After this year’s revisions to those standards gave Wolverine a small chance to go ahead, the EPA delivered the final blow with its greenhouse gas standards.

The new EPA proposal mentions capturing carbon dioxide as the best way to meet greenhouse gas standards. From there, it could be stored underground, possibly in oil fields or geological formations.

These technologies are new and expensive, and adding carbon capture to Wolverine’s plant would make it even more costly, Bradstreet said in January.

While a natural gas-fired power plant would fall within the new proposals, Rogers City is too far from any major pipeline, Bradstreet said. The cost of building a connection would make the project too expensive. Wolverine will have to look for other means to meet its power needs.

“You’ve got a limited number of options to work with,” he said. “It appears that coal is out, and it appears that nuclear is very, very difficult.

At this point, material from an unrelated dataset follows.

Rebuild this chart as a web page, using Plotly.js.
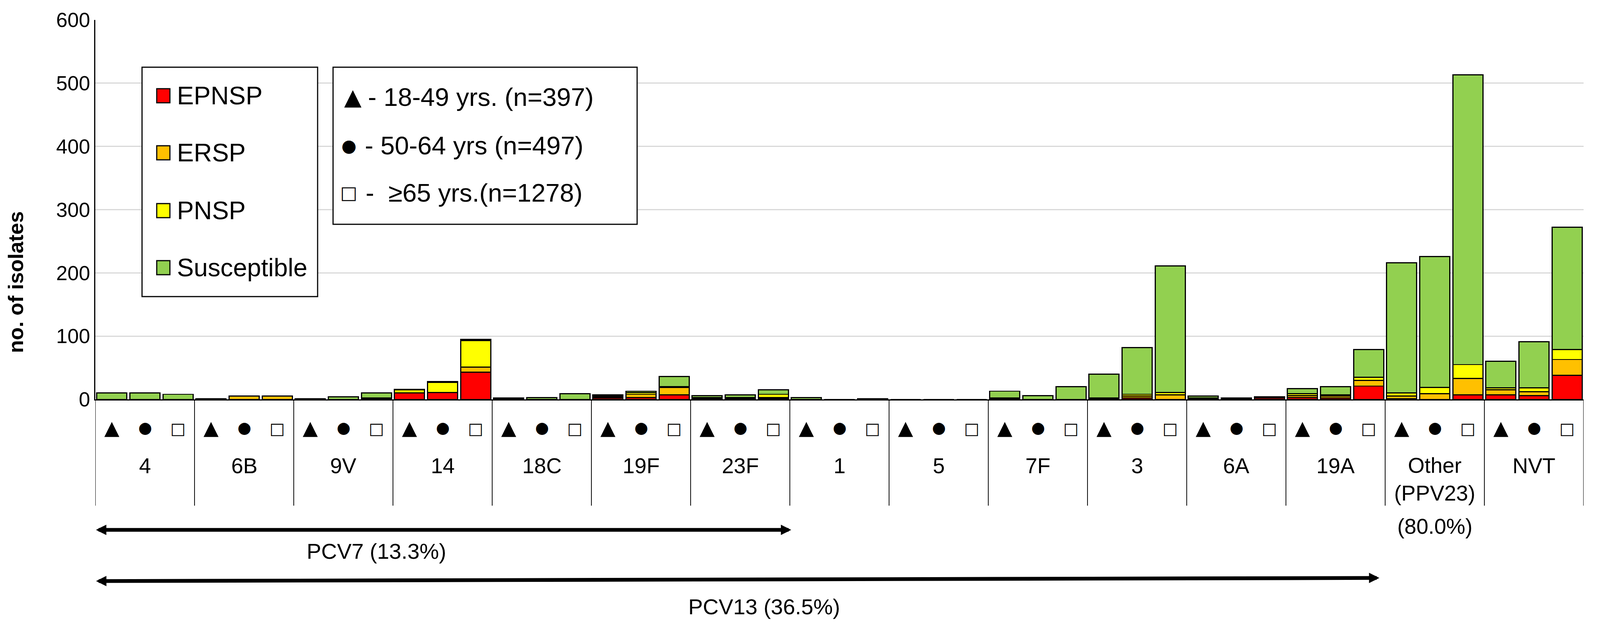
<!DOCTYPE html>
<html><head><meta charset="utf-8">
<script src="https://cdn.plot.ly/plotly-3.0.1.min.js"></script>
<style>html,body{margin:0;padding:0;background:#fff;overflow:hidden}</style>
</head><body><div id="chart"></div>
<script>
// ---------- data ----------
const serotypes = ['4','6B','9V','14','18C','19F','23F','1','5','7F','3','6A','19A','Other (PPV23)','NVT'];
const ageSymbols = ['\u25B2','\u25CF','\u25A1'];
const ageLegend = ['- 18-49 yrs. (n=397)', '- 50-64 yrs (n=497)', '-\u00A0\u00A0\u226565 yrs.(n=1278)'];
const seriesNames = ['EPNSP','ERSP','PNSP','Susceptible'];
const seriesColors = ['#FF0000','#FFC000','#FFFF00','#92D050'];
const yTicks = [0,100,200,300,400,500,600];
const yTitle = 'no. of isolates';
const pcv7Label = 'PCV7 (13.3%)';
const pcv13Label = 'PCV13 (36.5%)';
const otherShare = '(80.0%)';

// values: per serotype, three age groups (18-49, 50-64, >=65)
const epnsp = [0,0,0, 0,0,0, 0,0,0, 10,11,43, 0,0,0, 2,3,7, 0,0,1, 0,0,0, 0,0,0, 1,0,0, 1,2,0, 1,1,2, 3,2,21, 1,0,7, 7,6,38];
const ersp  = [0,0,0, 1,5,5, 0,0,1, 0,0,8, 1,0,0, 2,5,12, 1,1,2, 0,0,0, 0,0,0, 1,0,0, 1,3,7, 1,1,1, 3,3,9, 4,9,26, 8,6,25];
const pnsp  = [0,0,0, 0,0,0, 0,0,1, 5,16,42, 0,0,0, 1,3,1, 2,2,5, 0,0,0, 0,0,0, 0,0,0, 0,3,4, 0,0,1, 3,2,5, 5,10,22, 3,6,16];
const susceptible = [10,10,8, 0,0,0, 1,4,8, 1,1,2, 1,3,9, 2,2,16, 3,4,7, 3,0,1, 0,0,0, 11,6,20, 38,74,200, 3,0,0, 8,13,44, 206,207,458, 42,73,193];

// ---------- geometry (reference pixels, scaled to the window) ----------
const W0 = 4247, H0 = 1602;
const Sx = (window.innerWidth || W0) / W0, Sy = (window.innerHeight || H0) / H0;
const W = Math.floor(W0 * Sx), H = Math.floor(H0 * Sy);
const L = 253, R = 4203, T = 51, B = 1022;
const px = x => (x - L) / (R - L);
const py = y => (B - y) / (B - T);
const f = v => v * Sx;           // font sizes and line widths
const FONT = 'Liberation Sans, Arial, sans-serif';
const SYMFONT = 'DejaVu Sans, Liberation Sans, sans-serif';

const keys = [];
serotypes.forEach(s => ageSymbols.forEach(a => keys.push(s + ' ' + a)));

const seriesValues = [epnsp, ersp, pnsp, susceptible];
const traces = seriesNames.map((n, i) => ({
  type: 'bar', name: n, x: keys, y: seriesValues[i],
  marker: {color: seriesColors[i], line: {color: '#000', width: f(3)}},
  showlegend: false, hoverinfo: 'skip'
}));

const shapes = [];
const annotations = [];

// group separators below axis
for (let k = 0; k <= serotypes.length; k++) {
  shapes.push({type: 'line', xref: 'x', yref: 'paper', x0: 3 * k - 0.5, x1: 3 * k - 0.5,
    y0: 0, y1: py(1294), line: {color: '#000', width: f(2)}});
}

// age symbols row and serotype labels
const rowSize = [52, 42, 43];
const rowY = [1094, 1094, 1097];
serotypes.forEach((s, g) => {
  ageSymbols.forEach((a, j) => {
    annotations.push({xref: 'x', yref: 'paper', x: keys[3 * g + j], y: py(rowY[j]),
      text: a, showarrow: false, xanchor: 'center', yanchor: 'middle',
      font: {family: SYMFONT, size: f(rowSize[j]), color: '#000'}});
  });
  const multi = s.indexOf(' (') > 0;
  annotations.push({xref: 'x', yref: 'paper', x: keys[3 * g + 1], y: py(multi ? 1226 : 1192),
    text: s.replace(' (', '<br>('), showarrow: false, xanchor: 'center', yanchor: 'middle',
    font: {family: FONT, size: f(57), color: '#000'}});
});
annotations.push({xref: 'x', yref: 'paper', x: keys[3 * 13 + 1], y: py(1347), text: otherShare,
  showarrow: false, xanchor: 'center', yanchor: 'middle', font: {family: FONT, size: f(57), color: '#000'}});

// y axis title
annotations.push({xref: 'paper', yref: 'paper', x: px(42), y: py(722), text: '<b>' + yTitle + '</b>',
  textangle: -90, showarrow: false, xanchor: 'center', yanchor: 'middle',
  font: {family: FONT, size: f(56), color: '#000'}});

// legend 1 (resistance)
shapes.push({type: 'rect', xref: 'paper', yref: 'paper', x0: px(377), x1: px(843), y0: py(759), y1: py(172),
  line: {color: '#000', width: f(3)}, fillcolor: '#fff'});
const leg1Y = [245, 391, 539, 685];
seriesNames.forEach((n, i) => {
  shapes.push({type: 'rect', xref: 'paper', yref: 'paper', x0: px(416), x1: px(451),
    y0: py(leg1Y[i] + 18), y1: py(leg1Y[i] - 18), line: {color: '#000', width: f(3)}, fillcolor: seriesColors[i]});
  annotations.push({xref: 'paper', yref: 'paper', x: px(468), y: py(leg1Y[i]), text: n, showarrow: false,
    xanchor: 'left', yanchor: 'middle', font: {family: FONT, size: f(67), color: '#000'}});
});

// legend 2 (age groups)
shapes.push({type: 'rect', xref: 'paper', yref: 'paper', x0: px(884), x1: px(1691), y0: py(574), y1: py(172),
  line: {color: '#000', width: f(3)}, fillcolor: '#fff'});
const leg2Y = [248, 372, 493];
const leg2SymX = [937, 926, 926];
const leg2SymSize = [60, 46, 48];
const leg2TextX = [975, 966, 968];
ageSymbols.forEach((a, i) => {
  annotations.push({xref: 'paper', yref: 'paper', x: px(leg2SymX[i]), y: py(leg2Y[i]), text: a, showarrow: false,
    xanchor: 'center', yanchor: 'middle', font: {family: SYMFONT, size: f(leg2SymSize[i]), color: '#000'}});
  annotations.push({xref: 'paper', yref: 'paper', x: px(leg2TextX[i]), y: py(leg2Y[i]), text: ageLegend[i], showarrow: false,
    xanchor: 'left', yanchor: 'middle', font: {family: FONT, size: f(68), color: '#000'}});
});

// vaccine coverage arrows
function dblArrow(x0, y0, x1, y1) {
  annotations.push({xref: 'paper', yref: 'paper', x: px(x1), y: py(y1), ax: -(x1 - x0) * Sx, ay: (y0 - y1) * Sy,
    text: '', showarrow: true, arrowside: 'end+start', arrowhead: 2, startarrowhead: 2,
    arrowwidth: f(10), arrowsize: 0.55, startarrowsize: 0.55, arrowcolor: '#000', standoff: 0, startstandoff: 0});
}
dblArrow(253, 1356, 2100, 1356);
dblArrow(253, 1487, 3661, 1479);
annotations.push({xref: 'paper', yref: 'paper', x: px(999), y: py(1410), text: pcv7Label, showarrow: false,
  xanchor: 'center', yanchor: 'middle', font: {family: FONT, size: f(58), color: '#000'}});
annotations.push({xref: 'paper', yref: 'paper', x: px(2028), y: py(1552), text: pcv13Label, showarrow: false,
  xanchor: 'center', yanchor: 'middle', font: {family: FONT, size: f(58), color: '#000'}});

const layout = {
  width: W, height: H,
  margin: {l: L * Sx, r: W - R * Sx, t: T * Sy, b: H - B * Sy, pad: 0},
  paper_bgcolor: '#fff', plot_bgcolor: '#fff',
  barmode: 'stack', bargap: 0.09,
  font: {family: FONT, color: '#000'},
  showlegend: false,
  xaxis: {type: 'category', categoryorder: 'array', categoryarray: keys, range: [-0.5, keys.length - 0.5],
    showticklabels: false, ticks: '', showgrid: false, zeroline: false,
    showline: true, linecolor: '#000', linewidth: f(3), fixedrange: true},
  yaxis: {range: [0, 600], tickvals: yTicks, ticktext: yTicks.map(String),
    tickfont: {family: FONT, size: f(54), color: '#000'}, showgrid: true, gridcolor: '#D9D9D9', gridwidth: f(3),
    zeroline: false, showline: true, linecolor: '#000', linewidth: f(3), ticks: '', ticklabelstandoff: f(52), fixedrange: true},
  shapes: shapes,
  annotations: annotations
};

Plotly.newPlot('chart', traces, layout, {staticPlot: true, displayModeBar: false});
</script>
</body></html>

About the only avenue that is left is natural gas.”

The project could’ve served as a major economic resource for the Rogers City area and enjoyed lots of local support, Bradstreet said. He personally believes regulations that prevent using coal for energy are short-sighted and make it difficult for the nation to become energy-independent.

“We are so grateful to the community, they’ve been outstanding for their support,” Bradstreet said. “One of the hardest things about walking away from a project like this is, people have wanted it so much.”